Sur fond de COP27, le président Emmanuel Macron a reçu, mardi 8 novembre, les dirigeants des 50 sites français les plus émetteurs de gaz à effet de serre en France. Outre la décarbonation, la France doit se doter des technologies nécessaires à la valorisation du dioxyde de carbone (CO2) et autres GES.
L’Hexagone s’est engagé à atteindre une neutralité carbone d’ici 2050 via sa Stratégie Nationale Bas-Carbone. Toutefois, au-delà de "diviser nos émissions de gaz à effet de serre (GES) par six d’ici 2050, par rapport à 1990", il convient que la France, et plus largement l’Union européenne, s’investissent dans les procédés de recyclage du dioxyde de carbone (CO2) et autres GES. Stocker du CO2 sous terre est une technologie peu connue du grand public, pourtant, il s’agit ici d’un véritable enjeu de souveraineté dans la course à la neutralité carbone.

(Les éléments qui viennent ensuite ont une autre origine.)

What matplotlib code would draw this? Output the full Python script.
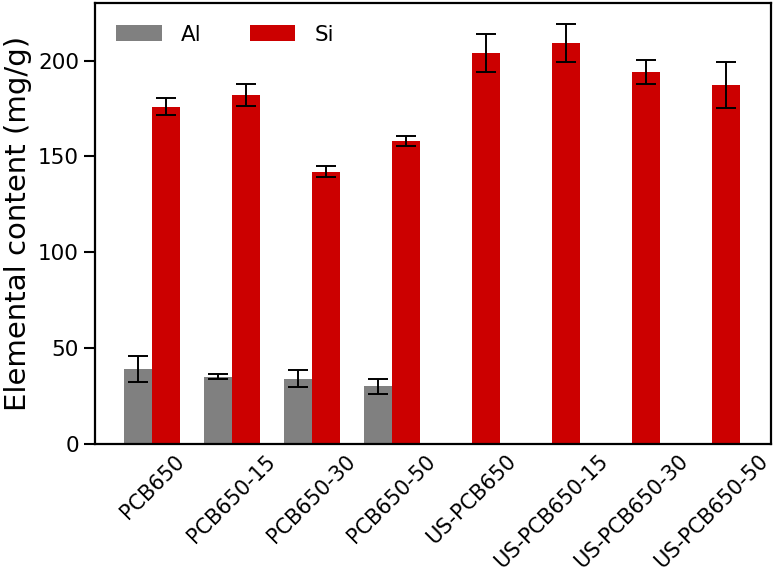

En France, le secteur de l’industrie est responsable de 20 % des émissions de CO2 (cimenterie, métallurgie, engrais, etc.). Afin d’atteindre les objectifs imposés par l’Accord de Paris, les entreprises se doivent d’investir dans les technologies de Carbon Capture and Storage (CCS). Bien que peu médiatisés, ces projets consistant à capter, transporter puis stocker en profondeur (à environ 2 600 mètres de profondeur) du dioxyde de carbone, ont le vent en poupe. En effet, actuellement, 16 pays européens accueillent un total de 76 projets CCS et plus largement Carbon Capture, Utilization and Storage (CCUS).
Développer ces technologies françaises de rupture est un enjeu de taille majeur dans un contexte où les pays alliés restent, ne l’oublions pas, des concurrents à travers la guerre par le milieu social (Political Warfare GMS). Pour atteindre les objectifs 2030, les experts s’accordent sur la nécessité d’une coopération accrue entre le gouvernement et les entreprises. Plus précisément, les technologies de CCS se démocratiseront uniquement lorsque le prix de la tonne de captage de CO2 (entre 80 et 120 euros la tonne) sera inférieur au prix de l’émission d’une tonne de carbone (90 euros début 2022). Actuellement, les 40 millions de tonnes de GES captées par an restent dérisoires face aux 34 milliards de tonnes émises en 2020.
Cependant, non seulement, les pays de l’UE peuvent se réjouir d’avoir un avantage concurrentiel pour développer les technologies de CCUS, à savoir la possible présence de nombreux puits aquifères de stockage en mer du Nord. Mais aussi, ces derniers bénéficient d’un accès direct depuis la mer permettant de réduire les coûts de transports du CO2 liquéfié, via pipeline ou bien par navire, afin de l’enfouir par la suite dans des puits de pétrole offshore désaffectés.
Bien que le groupe TotalEnergies soit acteur majeur du projet Northern Lights, la France reste en retard, parmi tant d’autres sujets (terres rares, hydrogène, batteries électriques, etc.) face à cet enjeu de souveraineté et la nécessité de développer des clusters industriels qui généreront de nouvelles chaînes de valeurs.
A contrario, les regards se tournent vers les pays d’Europe du Nord, où les projets de captage et de revalorisation du CO2 ne cessent de se développer grâce à la mise en place des cadres réglementaires incitatifs, soit plus de 5 milliards d’euros de financement dans la chaîne CCS. L’exemple du laboratoire Orca en Islande en est l’illustration parfaite. Gourmande en énergie, cette technologie de captage atmosphérique de dioxyde de carbone affiche toutefois un prix de 335 euros la tonne. Outre les technologies de captage de CO2, l’entreprise Solar Foods : 5 levées de fonds pour un total de 42 millions de dollars, a mis en place un bioprocédé permettant de produire de la Solein® à partir de et en revalorisant du CO2. Il s’agit ici d’un nouvel aliment contenant jusqu’à 70 % de protéines qui permettrait à l'humanité de profiter d'un nouveau type de production, de récolte et d’une poudre alimentaire innovante.
Enfin, les océans sont les plus importants puits de carbone or la France possède la deuxième plus grande Zone Économique Exclusive (derrière les États-Unis), où l’État souverain est l'exploitant exclusif des ressources naturelles du sol et du sous-sol. Toutefois, ces dernières ne sont encore que trop peu étudiées et exploitées. Ainsi, bien que la French Tech soit en croissance perpétuelle (897 rounds (tours de table) pour un montant levé de 11,7 milliards d’euros), il est nécessaire de fédérer ces acteurs que sont les universités, centres de recherche, think tanks et politiques publiques ambitieuses afin de tirer avantage de l’étude de ces écosystèmes ; et ce dans dans une volonté de modifier les rapports de force sur la nouvelle superpuissance des énergies renouvelables.